# Rice pudding and rats?



## Mischievous_Mark (Mar 16, 2008)

Can they have it, will it stop them from fighting to eat it ?

Just wondering just im getting my 4 girsl in together and dont have any tuna like most sites and a view people have suggest ?


----------



## Amalthea (Oct 2, 2007)

Yeah, it's fine  If they really like it, it's that much better for intros


----------



## Mischievous_Mark (Mar 16, 2008)

Amalthea said:


> Yeah, it's fine  If they really like it, it's that much better for intros


WEll at the moment they are all happy so far from what i can tell Ercilla is stood with Mitilda and no attakc her like she was yesterday.

Yesterday Mortisha was the quiet shy one who kept in the corner today shes was being a right little cow bag anf Ercilla is being quiet were as yesterday she was the devils rat! 

:lol2:

Ill go get them some rice pudding now then ive not fed them yet.

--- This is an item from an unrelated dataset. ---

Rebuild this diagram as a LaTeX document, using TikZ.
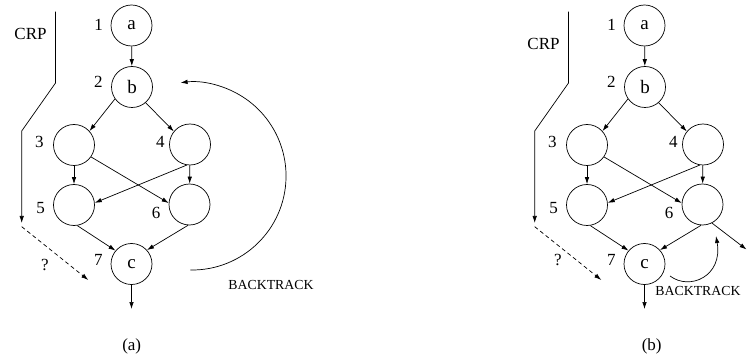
\documentclass[tikz,border=0pt]{standalone}
\usepackage{fontspec}
\setmainfont{Liberation Serif}
\usetikzlibrary{arrows.meta}
\tikzset{
  vtx/.style={circle, draw, minimum size=41pt, inner sep=0pt, font=\fontsize{19}{22}\selectfont},
  num/.style={inner sep=0pt, font=\fontsize{17}{20}\selectfont},
  smalltxt/.style={inner sep=0pt, font=\fontsize{13.8}{16}\selectfont},
  edge/.style={-{Latex[length=7pt,width=4.5pt]}},
  dsh/.style={dash pattern=on 4pt off 3pt},
}
\newcommand\drawpanel[3]{%
  \node[vtx] (#1a) at (131.5,25.5) {a};
  \node[vtx] (#1b) at (132,87) {b};
  \node[vtx] (#1n3) at (74,145) {};
  \node[vtx] (#1n4) at (190,144.5) {};
  \node[vtx] (#1n5) at (74,205) {};
  \node[vtx] (#1n6) at (189.5,204.5) {};
  \node[vtx] (#1c) at (131.5,264) {c};
  \coordinate (#1out) at (131.5,309);
  \node[num] (#1l1) at (98.7,25) {1};
  \node[num] (#1l2) at (98.3,81.7) {2};
  \node[num] (#1l3) at (39.3,141.7) {3};
  \node[num] (#1l4) at (160.3,141.7) {4};
  \node[num] (#1l5) at (40.7,207.7) {5};
  \node[num] (#1l6) at (156,212.7) {6};
  \node[num] (#1l7) at (98.3,260) {7};
  \draw[edge] (#1a) -- (#1b);
  \draw[edge] (#1b.215) -- (#1n3.42);
  \draw[edge] (#1b.-49) -- (#1n4.141);
  \draw[edge] (#1n3) -- (#1n5);
  \draw[edge] (#1n4) -- (#1n6);
  \draw[edge] (#1n3.-35) -- (#1n6.176);
  \draw[edge] (#1n4.-99) -- (#1n5.6);
  \draw[edge] (#1n5.-81) -- (#1c.140);
  \draw[edge] (#1n6.-94) -- (#1c.42);
  \draw[edge] (#1c) -- (#1out);
  % CRP
  \node[num] (#1crp) at (30.5,#2) {CRP};
  \coordinate (#1p1) at (55.5,11.7);
  \coordinate (#1p2) at (55.5,83);
  \coordinate (#1p3) at (21.7,131);
  \coordinate (#1p4) at (21.7,223);
  \coordinate (#1q1) at (21.7,226.7);
  \coordinate (#1q2) at (88.3,280);
  \draw[edge] (#1p1) -- (#1p2) -- (#1p3) -- (#1p4);
  \draw[edge, dsh] (#1q1) -- (#1q2);
  \node[num] (#1qm) at (45,#3) {?};
}
\begin{document}
\begin{tikzpicture}[x=1pt, y=-1pt, line width=0.7pt]
  \useasboundingbox (0,0) rectangle (747,358);
  % panel (a)
  \drawpanel{A}{34}{265}
  \coordinate (Abt1) at (190.4,270);
  \draw[edge] (Abt1) arc[start angle=-91, end angle=97, radius=94pt];
  \node[smalltxt] (Abtxt) at (271,285) {BACKTRACK};
  \node[num] (Acap) at (131.7,346) {(a)};
  % panel (b)
  \begin{scope}[xshift=513pt]
    \drawpanel{B}{44}{260}
    \coordinate (Bexit) at (233.5,249.5);
    \draw[edge] (Bn6.-63) -- (Bexit);
    \coordinate (Bbt1) at (157,276);
    \coordinate (Bbt2) at (203,236);
    \draw[edge] (Bbt1) .. controls (177,291) and (210,276) .. (Bbt2);
    \node[smalltxt] (Bbtxt) at (185,291) {BACKTRACK};
    \node[num] (Bcap) at (138.7,346) {(b)};
  \end{scope}
\end{tikzpicture}
\end{document}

This dominance sorting thing how long doe sit normally last theyll been intogether since about half 7


----------



## Amalthea (Oct 2, 2007)

Does are usually fine after about a week or so. Prolly won't even take that long. It's MUCH easier to introduce doe rats than bucks


----------



## Carol (Aug 2, 2007)

Yes they will love it


----------